- **Exercise aim**
Set down each line of the data below exactly as it stands, dropping the pictures.

- **Material**
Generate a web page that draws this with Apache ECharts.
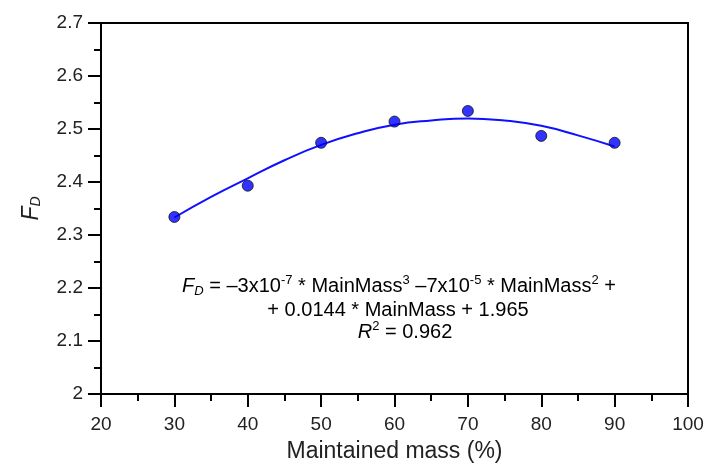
<!DOCTYPE html>
<html>
<head>
<meta charset="utf-8">
<script src="https://cdn.jsdelivr.net/npm/echarts@6/dist/echarts.min.js"></script>
<style>html,body{margin:0;padding:0;background:#fff}#c{width:707px;height:469px}</style>
</head>
<body>
<div id="c"></div>
<script>
// Measured points
var massX = [30, 40, 50, 60, 70, 80, 90];
var fdValues = [2.334, 2.393, 2.474, 2.514, 2.534, 2.487, 2.474];
// Fitted curve
var fitX = [30, 35, 40, 45, 50, 55, 60, 65, 70, 75, 80, 85, 90];
var fitY = [2.333, 2.372, 2.407, 2.441, 2.470, 2.492, 2.508, 2.516, 2.520, 2.516, 2.506, 2.488, 2.467];
var xTicks = [20, 30, 40, 50, 60, 70, 80, 90, 100];
var yTicks = [2, 2.1, 2.2, 2.3, 2.4, 2.5, 2.6, 2.7];

var FONT = 'Liberation Sans, Arial, sans-serif';
var chart = echarts.init(document.getElementById('c'));
function pairs(xs, ys){ return xs.map(function(x,i){return [x, ys[i]];}); }

var eqStyle = {fontFamily: FONT, fontSize: 20, color: '#000', lineHeight: 24, align: 'center',
  rich: {
    i: {fontFamily: FONT, fontSize: 20, fontStyle: 'italic', color: '#000', lineHeight: 24},
    sub: {fontFamily: FONT, fontSize: 13, fontStyle: 'italic', color: '#000', verticalAlign: 'bottom', lineHeight: 18},
    sup: {fontFamily: FONT, fontSize: 13, color: '#000', verticalAlign: 'top', lineHeight: 16},
    n: {fontFamily: FONT, fontSize: 20, color: '#000', lineHeight: 24}
  }};

var axisCommon = {
  axisLine: {show: true, onZero: false, lineStyle: {color: '#000', width: 2}},
  axisTick: {show: true, inside: false, length: 13, lineStyle: {color: '#000', width: 2}},
  minorTick: {show: true, splitNumber: 2, length: 7, lineStyle: {color: '#000', width: 2}},
  splitLine: {show: false}
};

chart.setOption({
  animation: false,
  backgroundColor: '#fff',
  grid: {left: 101, right: 19, top: 23, bottom: 75, containLabel: false},
  xAxis: [
    Object.assign({}, axisCommon, {
      type: 'value', min: xTicks[0], max: xTicks[xTicks.length-1], interval: 10,
      name: 'Maintained mass (%)', nameLocation: 'middle', nameGap: 46,
      nameTextStyle: {fontFamily: FONT, fontSize: 23, color: '#222'},
      axisLabel: {fontFamily: FONT, fontSize: 19, color: '#222', margin: 21}
    }),
    {type: 'value', position: 'top', min: 20, max: 100,
     axisLine: {show: true, onZero: false, lineStyle: {color: '#000', width: 2}},
     axisTick: {show: false}, axisLabel: {show: false}, splitLine: {show: false}}
  ],
  yAxis: [
    Object.assign({}, axisCommon, {
      type: 'value', min: yTicks[0], max: yTicks[yTicks.length-1], interval: 0.1,
      name: '{i|F}{s|D}', nameLocation: 'middle', nameGap: 58,
      nameTextStyle: {fontFamily: FONT, fontSize: 22, color: '#222',
        rich: {i: {fontFamily: FONT, fontSize: 23, fontStyle: 'italic', color: '#222'},
               s: {fontFamily: FONT, fontSize: 14, fontStyle: 'italic', color: '#222', verticalAlign: 'bottom'}}},
      axisLabel: {fontFamily: FONT, fontSize: 19, color: '#222', margin: 18,
        formatter: function(v){ return String(Math.round(v*10)/10); }}
    }),
    {type: 'value', position: 'right', min: 2, max: 2.7,
     axisLine: {show: true, onZero: false, lineStyle: {color: '#000', width: 2}},
     axisTick: {show: false}, axisLabel: {show: false}, splitLine: {show: false}}
  ],
  series: [
    {type: 'line', data: pairs(fitX, fitY), smooth: true, showSymbol: false, symbol: 'none',
     lineStyle: {color: '#1010ff', width: 2}, z: 2},
    {type: 'scatter', data: pairs(massX, fdValues), symbol: 'circle', symbolSize: 11,
     itemStyle: {color: '#0000ff', borderColor: '#111', borderWidth: 1}, z: 3}
  ],
  graphic: [
    {type: 'text', x: 399, y: 274, style: Object.assign({}, eqStyle, {
      text: '{i|F}{sub|D}{n| = \u20133x10}{sup|-7}{n| * MainMass}{sup|3}{n| \u20137x10}{sup|-5}{n| * MainMass}{sup|2}{n| +}'})},
    {type: 'text', x: 398, y: 298, style: Object.assign({}, eqStyle, {
      text: '{n|+ 0.0144 * MainMass + 1.965}'})},
    {type: 'text', x: 405, y: 320, style: Object.assign({}, eqStyle, {
      text: '{i|R}{sup|2}{n| = 0.962}'})}
  ]
});
</script>
</body>
</html>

- **Completed task**
Generate a web page that draws this with Apache ECharts.
<!DOCTYPE html>
<html>
<head>
<meta charset="utf-8">
<script src="https://cdn.jsdelivr.net/npm/echarts@6/dist/echarts.min.js"></script>
<style>html,body{margin:0;padding:0;background:#fff}#c{width:707px;height:469px}</style>
</head>
<body>
<div id="c"></div>
<script>
// Measured points
var massX = [30, 40, 50, 60, 70, 80, 90];
var fdValues = [2.334, 2.393, 2.474, 2.514, 2.534, 2.487, 2.474];
// Fitted curve
var fitX = [30, 35, 40, 45, 50, 55, 60, 65, 70, 75, 80, 85, 90];
var fitY = [2.333, 2.372, 2.407, 2.441, 2.470, 2.492, 2.508, 2.516, 2.520, 2.516, 2.506, 2.488, 2.467];
var xTicks = [20, 30, 40, 50, 60, 70, 80, 90, 100];
var yTicks = [2, 2.1, 2.2, 2.3, 2.4, 2.5, 2.6, 2.7];

var FONT = 'Liberation Sans, Arial, sans-serif';
var chart = echarts.init(document.getElementById('c'));
function pairs(xs, ys){ return xs.map(function(x,i){return [x, ys[i]];}); }

var eqStyle = {fontFamily: FONT, fontSize: 20, color: '#000', lineHeight: 24, align: 'center',
  rich: {
    i: {fontFamily: FONT, fontSize: 20, fontStyle: 'italic', color: '#000', lineHeight: 24},
    sub: {fontFamily: FONT, fontSize: 13, fontStyle: 'italic', color: '#000', verticalAlign: 'bottom', lineHeight: 18},
    sup: {fontFamily: FONT, fontSize: 13, color: '#000', verticalAlign: 'top', lineHeight: 16},
    n: {fontFamily: FONT, fontSize: 20, color: '#000', lineHeight: 24}
  }};

var axisCommon = {
  axisLine: {show: true, onZero: false, lineStyle: {color: '#000', width: 2}},
  axisTick: {show: true, inside: false, length: 13, lineStyle: {color: '#000', width: 2}},
  minorTick: {show: true, splitNumber: 2, length: 7, lineStyle: {color: '#000', width: 2}},
  splitLine: {show: false}
};

chart.setOption({
  animation: false,
  backgroundColor: '#fff',
  grid: {left: 101, right: 19, top: 23, bottom: 75, containLabel: false},
  xAxis: [
    Object.assign({}, axisCommon, {
      type: 'value', min: xTicks[0], max: xTicks[xTicks.length-1], interval: 10,
      name: 'Maintained mass (%)', nameLocation: 'middle', nameGap: 46,
      nameTextStyle: {fontFamily: FONT, fontSize: 23, color: '#222'},
      axisLabel: {fontFamily: FONT, fontSize: 19, color: '#222', margin: 21}
    }),
    {type: 'value', position: 'top', min: 20, max: 100,
     axisLine: {show: true, onZero: false, lineStyle: {color: '#000', width: 2}},
     axisTick: {show: false}, axisLabel: {show: false}, splitLine: {show: false}}
  ],
  yAxis: [
    Object.assign({}, axisCommon, {
      type: 'value', min: yTicks[0], max: yTicks[yTicks.length-1], interval: 0.1,
      name: '{i|F}{s|D}', nameLocation: 'middle', nameGap: 58,
      nameTextStyle: {fontFamily: FONT, fontSize: 22, color: '#222',
        rich: {i: {fontFamily: FONT, fontSize: 23, fontStyle: 'italic', color: '#222'},
               s: {fontFamily: FONT, fontSize: 14, fontStyle: 'italic', color: '#222', verticalAlign: 'bottom'}}},
      axisLabel: {fontFamily: FONT, fontSize: 19, color: '#222', margin: 18,
        formatter: function(v){ return String(Math.round(v*10)/10); }}
    }),
    {type: 'value', position: 'right', min: 2, max: 2.7,
     axisLine: {show: true, onZero: false, lineStyle: {color: '#000', width: 2}},
     axisTick: {show: false}, axisLabel: {show: false}, splitLine: {show: false}}
  ],
  series: [
    {type: 'line', data: pairs(fitX, fitY), smooth: true, showSymbol: false, symbol: 'none',
     lineStyle: {color: '#1010ff', width: 2}, z: 2},
    {type: 'scatter', data: pairs(massX, fdValues), symbol: 'circle', symbolSize: 11,
     itemStyle: {color: '#0000ff', borderColor: '#111', borderWidth: 1}, z: 3}
  ],
  graphic: [
    {type: 'text', x: 399, y: 274, style: Object.assign({}, eqStyle, {
      text: '{i|F}{sub|D}{n| = \u20133x10}{sup|-7}{n| * MainMass}{sup|3}{n| \u20137x10}{sup|-5}{n| * MainMass}{sup|2}{n| +}'})},
    {type: 'text', x: 398, y: 298, style: Object.assign({}, eqStyle, {
      text: '{n|+ 0.0144 * MainMass + 1.965}'})},
    {type: 'text', x: 405, y: 320, style: Object.assign({}, eqStyle, {
      text: '{i|R}{sup|2}{n| = 0.962}'})}
  ]
});
</script>
</body>
</html>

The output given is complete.